Introduction: Air resistance opposes the motion of the baseball while it is moving downward.

Explanation:

If air resistance cannot be ignored, some amount of work has to be done by the ball against the air friction force. Therefore,

In this case, expression for law of conservation of energy is,

$U_{\text{i}}+K_{\text{i}}+{\left(-W\right)}_{\text{f}}=U_{\text{f}}+K_{\text{f}}$

• $U_{\text{i}}$ is the initial potential energy of the ball.
• $K_{\text{i}}$ is the initial kinetic energy of the ball.
• $U_{\text{f}}$ is the final potential energy of the ball.
• $K_{\text{f}}$ is the final kinetic energy of the ball.
• $W_{\text{f}}$ is the work done against the air friction force.

Substitute $mg{h}_{\text{i}}$ for $U_{\text{i}}$ , $\frac{1}{2}m{v}_{\text{i}}{}^2$ for $K_{\text{i}}$ , $mg{h}_{\text{f}}$ for $U_{\text{f}}$ and $\frac{1}{2}m{v}_{\text{f}}{}^2$ for $K_{\text{f}}$ to find $v_{\text{f}}$.

$mg{h}_{\text{i}}+\frac{1}{2}m{v}_{\text{i}}{}^2+\left(-W_{\text{f}}\right)=mg{h}_{\text{f}}+\frac{1}{2}m{v}_{\text{f}}{}^2$

Substitute $h$ for $h_{\text{i}}$ , $0\text{m}/\text{s}$ for $v_{\text{i}}$ , $0\text{m}$ for $h_{\text{f}}$ and $v_0\text{'}$ for $v_{\text{f}}$ to find $v_0\text{'}$.

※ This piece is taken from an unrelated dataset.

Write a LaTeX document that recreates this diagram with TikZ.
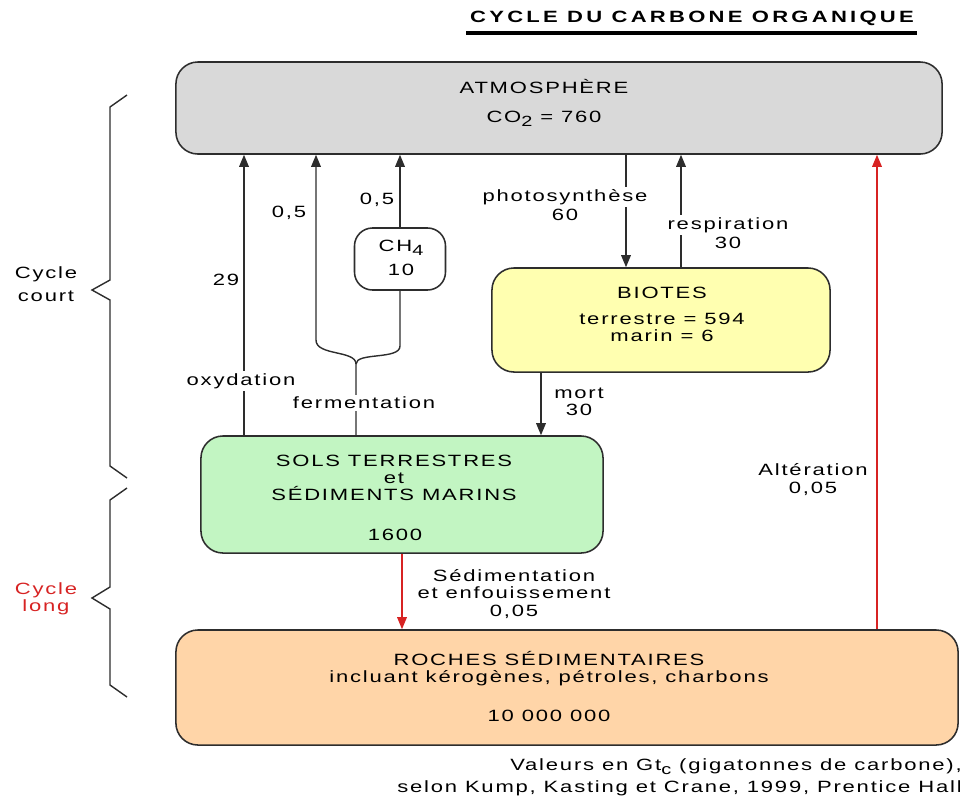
\documentclass[tikz,border=0pt]{standalone}
\usepackage{fontspec}
\setmainfont{Liberation Sans}[FakeStretch=1.35, LetterSpace=11]
\newfontfamily\titrefont{Liberation Sans}[FakeStretch=1.35, LetterSpace=20]
\usetikzlibrary{arrows.meta}
\definecolor{atmgris}{RGB}{217,217,217}
\definecolor{biojaune}{RGB}{255,255,176}
\definecolor{solvert}{RGB}{194,245,194}
\definecolor{rochepeche}{RGB}{255,213,168}
\definecolor{trait}{RGB}{45,45,45}
\definecolor{rouge}{RGB}{215,35,35}
\newcommand{\indice}[1]{\raisebox{-3pt}{\fontsize{10.5}{10.5}\selectfont #1}}

\begin{document}
\begin{tikzpicture}[x=0.025cm, y=0.025cm]
    \tikzstyle{every node}+=[inner sep=0pt, font=\fontsize{11.6}{12.2}\selectfont]
    \tikzstyle{boite}=[draw=trait, line width=1.1pt, rounded corners=0.55cm]
    \tikzstyle{flux}=[draw=trait, line width=1pt, -{Triangle[length=0.3cm,width=0.24cm]}]
    \tikzstyle{lien}=[draw=trait, line width=1pt]
    \tikzstyle{fluxrouge}=[draw=rouge, line width=1pt, -{Triangle[length=0.3cm,width=0.24cm]}]
    \tikzstyle{accolade}=[draw=trait, line width=1pt]
    \tikzstyle{blanc}=[fill=white, inner sep=1.5pt]
    \useasboundingbox (0,0) rectangle (960,-798);
    % titre
    \node [font=\fontsize{11.6}{12}\titrefont\bfseries] (titre) at (692,-18) {CYCLE DU CARBONE ORGANIQUE};
    \draw [line width=2.2pt] (466,-33) -- (917,-33);
    % reservoirs
    \node [boite, fill=atmgris, minimum width=19.15cm, minimum height=2.3cm] (atm) at (559,-108) {};
    \node [boite, fill=biojaune, minimum width=8.45cm, minimum height=2.6cm] (bio) at (661,-320) {};
    \node [boite, fill=solvert, minimum width=10.05cm, minimum height=2.925cm] (sols) at (402,-494.5) {};
    \node [boite, fill=rochepeche, minimum width=19.55cm, minimum height=2.875cm] (roches) at (567,-687.5) {};
    \node [boite, fill=white, rounded corners=0.45cm, minimum width=2.275cm, minimum height=1.55cm] (ch4) at (400,-259) {};
    \node (atmnom) at (544,-86) {ATMOSPHÈRE};
    \node (atmval) at (544,-119) {CO\indice{2} = 760};
    \node (bionom) at (662,-293) {BIOTES};
    \node [align=center] (bioval) at (662,-327.5) {terrestre = 594\\marin = 6};
    \node [align=center] (solsnom) at (394,-478) {SOLS TERRESTRES\\et\\SÉDIMENTS MARINS};
    \node (solsval) at (395,-535) {1600};
    \node [align=center] (rochesnom) at (549,-668.5) {ROCHES SÉDIMENTAIRES\\incluant kérogènes, pétroles, charbons};
    \node (rochesval) at (549,-716) {10 000 000};
    \node (ch4nom) at (401,-248) {CH\indice{4}};
    \node (ch4val) at (401,-270) {10};
    % abscisses des flux
    \coordinate (xoxy) at (244,-300);
    \coordinate (xfg) at (316,-340);
    \coordinate (xfd) at (400,-346);
    \coordinate (ferm) at (356,-364);
    \coordinate (xphoto) at (626,-200);
    \coordinate (xresp) at (681,-200);
    \coordinate (xmort) at (541,-400);
    \coordinate (xsed) at (402,-590);
    \coordinate (xalt) at (877,-400);
    % flux
    \draw [flux] (sols.north -| xoxy) -- (atm.south -| xoxy);
    \draw [flux] (sols.north -| ferm) -- (ferm) .. controls (356,-350) and (316,-356) .. (xfg) -- (atm.south -| xfg);
    \draw [lien] (ferm) .. controls (356,-352) and (400,-360) .. (xfd) -- (ch4.south);
    \draw [flux] (ch4.north) -- (atm.south -| ch4.north);
    \draw [flux] (atm.south -| xphoto) -- (bio.north -| xphoto);
    \draw [flux] (bio.north -| xresp) -- (atm.south -| xresp);
    \draw [flux] (bio.south -| xmort) -- (sols.north -| xmort);
    \draw [fluxrouge] (sols.south -| xsed) -- (roches.north -| xsed);
    \draw [fluxrouge] (roches.north -| xalt) -- (atm.south -| xalt);
    % etiquettes
    \node (l29) at (226,-280) {29};
    \node [blanc] (loxy) at (241,-381) {oxydation};
    \node (lfg) at (289,-213) {0,5};
    \node (lfd) at (377,-200) {0,5};
    \node [blanc] (lferm) at (364,-403) {fermentation};
    \node [blanc] (lphoto) at (565,-197) {photosynthèse};
    \node (lphotoval) at (565,-215) {60};
    \node [blanc] (lresp) at (728,-225) {respiration};
    \node (lrespval) at (728,-243) {30};
    \node [align=center] (lmort) at (579,-401.5) {mort\\30};
    \node [align=center] (lsed) at (514,-594) {Sédimentation\\et enfouissement\\0,05};
    \node [align=center] (lalt) at (813,-479.5) {Altération\\0,05};
    % accolades
    \draw [accolade] (127,-95) -- (110,-107) -- (110,-280) -- (92,-290) -- (110,-300) -- (110,-466) -- (127,-478);
    \draw [accolade] (127,-488) -- (110,-500) -- (110,-587) -- (92,-598) -- (110,-609) -- (110,-685) -- (127,-697);
    \node [align=center] (court) at (46,-284.5) {Cycle\\[4pt]court};
    \node [align=center, text=rouge] (long) at (46,-599) {Cycle\\long};
    % source
    \node [anchor=east] (src1) at (962,-767) {Valeurs en Gt\indice{c} (gigatonnes de carbone),};
    \node [anchor=east] (src2) at (962,-788) {selon Kump, Kasting et Crane, 1999, Prentice Hall};
\end{tikzpicture}
\end{document}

$\begin{array}{c}mg\left(h\right)+\frac{1}{2}m\times {\left(0\text{m/s}\right)}^2+\left(-W_{\text{f}}\right)=mg\times \left(0\text{m}\right)+\frac{1}{2}m{\left(v_0\text{'}\right)}^2\\ mgh+0+\left(-W_{\text{f}}\right)=0+\frac{1}{2}m{v}_0{\text{'}}^2\\ gh+\left(-\frac{W_{\text{f}}}{m}\right)=\frac{1}{2}{v}_0{\text{'}}^2\\ v_0\text{'}=\sqrt{2\left(gh-\frac{W_{\text{f}}}{m}\right)}\end{array}$ (II)

From Equation (I) and Equation (II),

$v_0\text{'}<v_0$

Conclusion:

Therefore, when the ball returns to its initial height its speed is less than $v_0$ as some amount of has been done by the ball against the friction which causes the reduction in its speed.